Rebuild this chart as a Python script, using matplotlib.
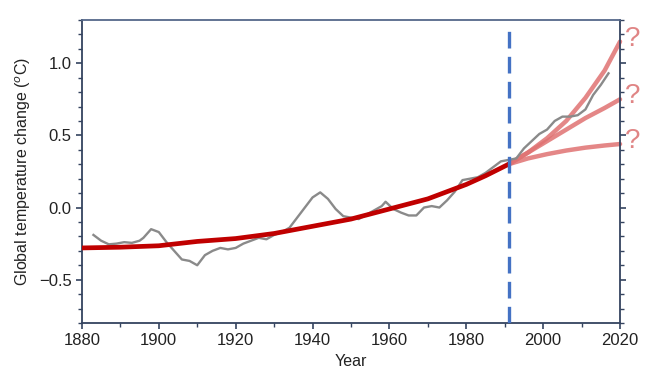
import matplotlib
matplotlib.use("Agg")
import matplotlib.pyplot as plt
from matplotlib.ticker import MultipleLocator

plt.rcParams['font.family'] = ['Liberation Sans', 'DejaVu Sans']

# Observed (smoothed) temperature anomaly
obs_years = [1883, 1885, 1887, 1889, 1891, 1893, 1895, 1896, 1898, 1900, 1902, 1904, 1906, 1908,
             1910, 1912, 1914, 1916, 1918, 1920, 1922, 1924, 1926, 1928, 1930, 1932, 1934, 1936,
             1938, 1940, 1942, 1944, 1946, 1948, 1950, 1952, 1954, 1956, 1958, 1959, 1961, 1963,
             1965, 1967, 1969, 1971, 1973, 1975, 1977, 1979, 1981, 1983, 1985, 1987, 1989, 1991,
             1993, 1995, 1997, 1999, 2001, 2003, 2005, 2007, 2009, 2011, 2013, 2015, 2017]
obs_vals = [-0.19, -0.23, -0.255, -0.25, -0.24, -0.245, -0.23, -0.21, -0.15, -0.17, -0.24, -0.30,
            -0.36, -0.37, -0.40, -0.33, -0.30, -0.28, -0.29, -0.28, -0.25, -0.23, -0.21, -0.22,
            -0.19, -0.17, -0.14, -0.07, 0.0, 0.07, 0.105, 0.06, -0.01, -0.06, -0.07, -0.08, -0.05,
            -0.02, 0.01, 0.04, -0.01, -0.035, -0.055, -0.055, 0.0, 0.01, 0.0, 0.05, 0.11, 0.19,
            0.2, 0.21, 0.24, 0.28, 0.32, 0.33, 0.34, 0.41, 0.46, 0.51, 0.54, 0.60, 0.63, 0.63,
            0.64, 0.68, 0.78, 0.85, 0.93]

# Smooth trend up to 1991
trend_years = [1880, 1890, 1900, 1910, 1920, 1930, 1940, 1950, 1960, 1970, 1980, 1985, 1991]
trend_vals = [-0.28, -0.275, -0.265, -0.235, -0.215, -0.18, -0.13, -0.08, -0.01, 0.06, 0.16, 0.22, 0.30]

# Projections from 1991
proj_years = [1991, 1996, 2001, 2006, 2011, 2016, 2020]
proj_high = [0.30, 0.38, 0.48, 0.60, 0.76, 0.95, 1.15]
proj_mid = [0.30, 0.38, 0.46, 0.54, 0.62, 0.69, 0.75]
proj_low = [0.30, 0.34, 0.37, 0.395, 0.415, 0.43, 0.44]

split_year = 1991

fig = plt.figure(figsize=(6.66, 3.91), dpi=100)
ax = fig.add_axes([0.123, 0.174, 0.808, 0.775])

ax.plot(obs_years, obs_vals, color='#8a8a8a', lw=1.7, zorder=3)
ax.plot(trend_years, trend_vals, color='#c00000', lw=3.4, solid_capstyle='round', zorder=4)
for p in (proj_high, proj_mid, proj_low):
    ax.plot(proj_years, p, color='#e07272', alpha=0.85, lw=3.2, solid_capstyle='round',
            zorder=2, clip_on=False)
    ax.text(2021.3, p[-1] + 0.02, '?', color='#e08585', fontsize=20, va='center', ha='left')

ax.axvline(split_year, ymin=0, ymax=0.985, color='#4472c4', lw=2.4, dashes=(5, 2.5), zorder=5)

ax.set_xlim(1880, 2020)
ax.set_ylim(-0.8, 1.3)
ax.xaxis.set_major_locator(MultipleLocator(20))
ax.xaxis.set_minor_locator(MultipleLocator(10))
ax.yaxis.set_major_locator(MultipleLocator(0.5))
ax.yaxis.set_minor_locator(MultipleLocator(0.1))

spine_col = '#34435f'
for s in ax.spines.values():
    s.set_color(spine_col)
    s.set_linewidth(1.3)
ax.spines['top'].set_color('#55688a')

ax.tick_params(axis='both', which='both', colors=spine_col, labelcolor='#222222',
               direction='out', labelsize=12)
ax.tick_params(which='major', length=4, width=1.2)
ax.tick_params(which='minor', length=3, width=1.0)
ax.xaxis.set_ticks_position('bottom')
ax.yaxis.set_ticks_position('both')

ax.set_xlabel('Year', fontsize=11.5, color='#222222')
ax.set_ylabel('Global temperature change ($^o$C)', fontsize=11.5, color='#222222')

fig.savefig('out.png', dpi=100)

**WHAT IS REQUIRED:**
Copy nothing but the lines from the first one in the listing through the line with "ax = fig.add_axes([0.123, 0.174, 0.808, 0.775])", and omit the pictures.

**REPLY:**
Rebuild this chart as a Python script, using matplotlib.
import matplotlib
matplotlib.use("Agg")
import matplotlib.pyplot as plt
from matplotlib.ticker import MultipleLocator

plt.rcParams['font.family'] = ['Liberation Sans', 'DejaVu Sans']

# Observed (smoothed) temperature anomaly
obs_years = [1883, 1885, 1887, 1889, 1891, 1893, 1895, 1896, 1898, 1900, 1902, 1904, 1906, 1908,
             1910, 1912, 1914, 1916, 1918, 1920, 1922, 1924, 1926, 1928, 1930, 1932, 1934, 1936,
             1938, 1940, 1942, 1944, 1946, 1948, 1950, 1952, 1954, 1956, 1958, 1959, 1961, 1963,
             1965, 1967, 1969, 1971, 1973, 1975, 1977, 1979, 1981, 1983, 1985, 1987, 1989, 1991,
             1993, 1995, 1997, 1999, 2001, 2003, 2005, 2007, 2009, 2011, 2013, 2015, 2017]
obs_vals = [-0.19, -0.23, -0.255, -0.25, -0.24, -0.245, -0.23, -0.21, -0.15, -0.17, -0.24, -0.30,
            -0.36, -0.37, -0.40, -0.33, -0.30, -0.28, -0.29, -0.28, -0.25, -0.23, -0.21, -0.22,
            -0.19, -0.17, -0.14, -0.07, 0.0, 0.07, 0.105, 0.06, -0.01, -0.06, -0.07, -0.08, -0.05,
            -0.02, 0.01, 0.04, -0.01, -0.035, -0.055, -0.055, 0.0, 0.01, 0.0, 0.05, 0.11, 0.19,
            0.2, 0.21, 0.24, 0.28, 0.32, 0.33, 0.34, 0.41, 0.46, 0.51, 0.54, 0.60, 0.63, 0.63,
            0.64, 0.68, 0.78, 0.85, 0.93]

# Smooth trend up to 1991
trend_years = [1880, 1890, 1900, 1910, 1920, 1930, 1940, 1950, 1960, 1970, 1980, 1985, 1991]
trend_vals = [-0.28, -0.275, -0.265, -0.235, -0.215, -0.18, -0.13, -0.08, -0.01, 0.06, 0.16, 0.22, 0.30]

# Projections from 1991
proj_years = [1991, 1996, 2001, 2006, 2011, 2016, 2020]
proj_high = [0.30, 0.38, 0.48, 0.60, 0.76, 0.95, 1.15]
proj_mid = [0.30, 0.38, 0.46, 0.54, 0.62, 0.69, 0.75]
proj_low = [0.30, 0.34, 0.37, 0.395, 0.415, 0.43, 0.44]

split_year = 1991

fig = plt.figure(figsize=(6.66, 3.91), dpi=100)
ax = fig.add_axes([0.123, 0.174, 0.808, 0.775])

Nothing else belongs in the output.